The presentation was well received. The message seemed to have been communicated that scanning was a very profitable investment. After the presentation I had lunch with friends, Ron Nuti, the POS Coordinator from Dominick’s, and Henry Morris whom I’d come to know from the meat project at Giant Foods. We were joined by two gentlemen from Burroughs checkstand, Don Ernsberger and Dan Hurley, and by Lou Koewler from Toledo Scale. We talked about the compatibility of the scanners and other register components with checkstands. There were only a few questions about the benefits presentation, mostly on the make-up of the stores and types of merchandising plans that the chains that were included used. I took this to mean there were no significant surprises, but they were still going to want to shade the conclusions based on differences between the stores in the study and their own stores. On the airplane ride home that afternoon I recalled the business games we had played to learn principles of running a business seven years earlier in the “Marketing in the Seventies” course IBM put on for all field Marketing Representatives. Would it be possible to create a gaming environment to consider the benefits of U.P.C. Symbol scanning? I decided I’d call Dave Clutter again sometime in the next few days.

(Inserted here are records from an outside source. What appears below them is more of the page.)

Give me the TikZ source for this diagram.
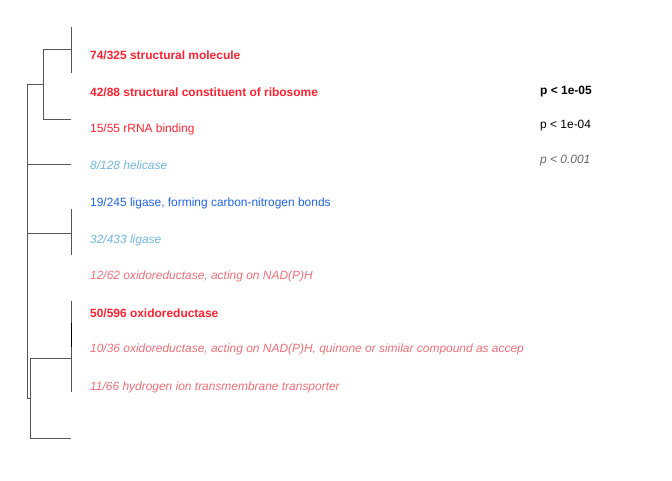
\documentclass[tikz,border=0pt]{standalone}
\usepackage{fontspec}
\setmainfont{Liberation Sans}
\definecolor{sigred}{RGB}{255,32,48}
\definecolor{lightred}{RGB}{240,110,120}
\definecolor{sigblue}{RGB}{30,100,232}
\definecolor{lightblue}{RGB}{110,182,226}
\definecolor{pgrey}{RGB}{100,100,100}
\definecolor{treecol}{RGB}{85,85,85}
\newcommand{\tfs}{\fontsize{11.95}{14}\selectfont}
\tikzset{
  term/.style={anchor=west, inner sep=0pt, font=\tfs},
  tree/.style={draw=treecol, line width=1pt},
  plabel/.style={anchor=west, inner sep=0pt, font=\tfs}
}
\begin{document}
\begin{tikzpicture}[x=1pt, y=-1pt]
\useasboundingbox (0,0) rectangle (672,480);
% tree
\coordinate (l1t) at (71,27); \coordinate (l1b) at (71,73);
\coordinate (a1) at (71,49); \coordinate (a0) at (43,49);
\coordinate (b0) at (43,119); \coordinate (b1) at (71,119);
\coordinate (c0) at (27,84); \coordinate (c1) at (43,84);
\coordinate (d0) at (27,164); \coordinate (d1) at (71,164);
\coordinate (e0) at (27,233); \coordinate (e1) at (71,233);
\coordinate (et) at (71,209); \coordinate (eb) at (71,255);
\coordinate (f0) at (27,398); \coordinate (f1) at (30,398);
\coordinate (g0) at (30,358); \coordinate (g1) at (71,358);
\coordinate (gt) at (71,301); \coordinate (gb) at (71,392);
\coordinate (h0) at (30,438); \coordinate (h1) at (71,438);
\draw[tree] (l1t) -- (l1b);
\draw[tree] (a0) -- (a1);
\draw[tree] (a0) -- (b0) -- (b1);
\draw[tree] (c0) -- (c1);
\draw[tree] (c0) -- (f0) -- (f1);
\draw[tree] (d0) -- (d1);
\draw[tree] (e0) -- (e1);
\draw[tree] (et) -- (eb);
\draw[tree] (gt) -- (gb);
\draw[tree, draw=black] (71,323) -- (71,347);
\draw[tree] (h1) -- (h0) -- (g0) -- (g1);
% terms
\begin{scope}
\clip (0,0) rectangle (523,480);
\node[term, text=sigred, font=\tfs\bfseries] (t1) at (90,55) {74/325 structural molecule};
\node[term, text=sigred, font=\tfs\bfseries] (t2) at (90,92) {42/88 structural constituent of ribosome};
\node[term, text=sigred] (t3) at (90,129) {15/55 rRNA binding};
\node[term, text=lightblue, font=\tfs\itshape] (t4) at (90,165) {8/128 helicase};
\node[term, text=sigblue] (t5) at (90,203) {19/245 ligase, forming carbon-nitrogen bonds};
\node[term, text=lightblue, font=\tfs\itshape] (t6) at (90,240) {32/433 ligase};
\node[term, text=lightred, font=\tfs\itshape] (t7) at (90,276) {12/62 oxidoreductase, acting on NAD(P)H};
\node[term, text=sigred, font=\tfs\bfseries] (t8) at (90,313) {50/596 oxidoreductase};
\node[term, text=lightred, font=\tfs\itshape] (t9) at (90,349) {10/36 oxidoreductase, acting on NAD(P)H, quinone or similar compound as acceptor};
\node[term, text=lightred, font=\tfs\itshape] (t10) at (90,387) {11/66 hydrogen ion transmembrane transporter};
\end{scope}
% legend
\node[plabel, font=\tfs\bfseries] (p1) at (540,92) {p < 1e-05};
\node[plabel] (p2) at (540,126) {p < 1e-04};
\node[plabel, text=pgrey, font=\tfs\itshape] (p3) at (540,161) {p < 0.001};
\end{tikzpicture}
\end{document}
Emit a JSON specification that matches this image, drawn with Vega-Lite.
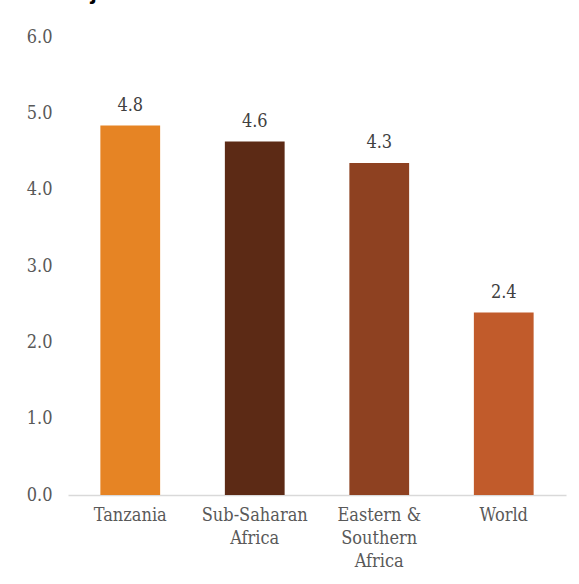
{
  "$schema": "https://vega.github.io/schema/vega-lite/v6.json",
  "width": 498,
  "height": 458,
  "autosize": {"type": "none"},
  "padding": {"left": 68, "top": 37, "right": 13, "bottom": 89},
  "background": "white",
  "title": {"text": "Ujauzito", "anchor": "start", "frame": "group", "orient": "top", "offset": 5, "dx": 5, "baseline": "alphabetic", "font": "Liberation Sans", "fontSize": 24, "fontWeight": "bold", "color": "#000000"},
  "data": {"values": [
    {"region": "Tanzania", "value": 4.84, "label": "4.8", "color": "#E68424"},
    {"region": "Sub-Saharan Africa", "value": 4.63, "label": "4.6", "color": "#5C2A15"},
    {"region": "Eastern & Southern Africa", "value": 4.35, "label": "4.3", "color": "#8E4121"},
    {"region": "World", "value": 2.39, "label": "2.4", "color": "#C15B2B"}
  ]},
  "config": {"view": {"stroke": null}},
  "encoding": {
    "x": {"field": "region", "type": "nominal", "sort": null,
      "scale": {"paddingInner": 0.52, "paddingOuter": 0.26},
      "axis": {"title": null, "labelAngle": 0, "ticks": false, "domainColor": "#D9D9D9", "domainWidth": 1.5,
        "labelFont": "DejaVu Serif Condensed, DejaVu Serif", "labelFontSize": 18, "labelColor": "#595959", "labelPadding": 11, "labelLineHeight": 23,
        "labelExpr": "datum.label == 'Sub-Saharan Africa' ? ['Sub-Saharan', 'Africa'] : datum.label == 'Eastern & Southern Africa' ? ['Eastern &', 'Southern', 'Africa'] : datum.label"}},
    "y": {"field": "value", "type": "quantitative",
      "scale": {"domain": [0, 6], "nice": false},
      "axis": {"title": null, "values": [0, 1, 2, 3, 4, 5, 6], "format": ".1f", "grid": false, "domain": false, "ticks": false,
        "labelFont": "DejaVu Serif Condensed, DejaVu Serif", "labelFontSize": 18, "labelColor": "#595959", "labelPadding": 16}}
  },
  "layer": [
    {"mark": {"type": "bar"}, "encoding": {"color": {"field": "color", "type": "nominal", "scale": null}}},
    {"mark": {"type": "text", "baseline": "alphabetic", "dy": -15, "font": "DejaVu Serif Condensed, DejaVu Serif", "fontSize": 18, "color": "#404040"},
      "encoding": {"text": {"field": "label"}}}
  ]
}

The best evidence of the acceptance of that presentation came the following day in Raleigh when Tommy Tomlin told me he had just received a call from Tom Wilson, the McKinsey & Company consulting partner responsible for McKinsey’s contract with the U.P.C. Council. Tom Wilson asked Tommy to tell me that my presentation had been adopted as the official benefit analysis of the U.P.C. Council. It was now the official justification doctrine of the industry and as such would either lead people to switch to scanning checkouts or stay with key entry solutions. In hindsight it was probably most significant that unlike the prior studies, it pointed to the value of the information scanning systems provided to their marketing and management managers and reduced dependency on physically achieved and other in-store benefits. It way underestimated the informational value, but it recognized that most of the value was in the information. This would drive an industry historically run by high school graduates to incredible new levels of sophistication.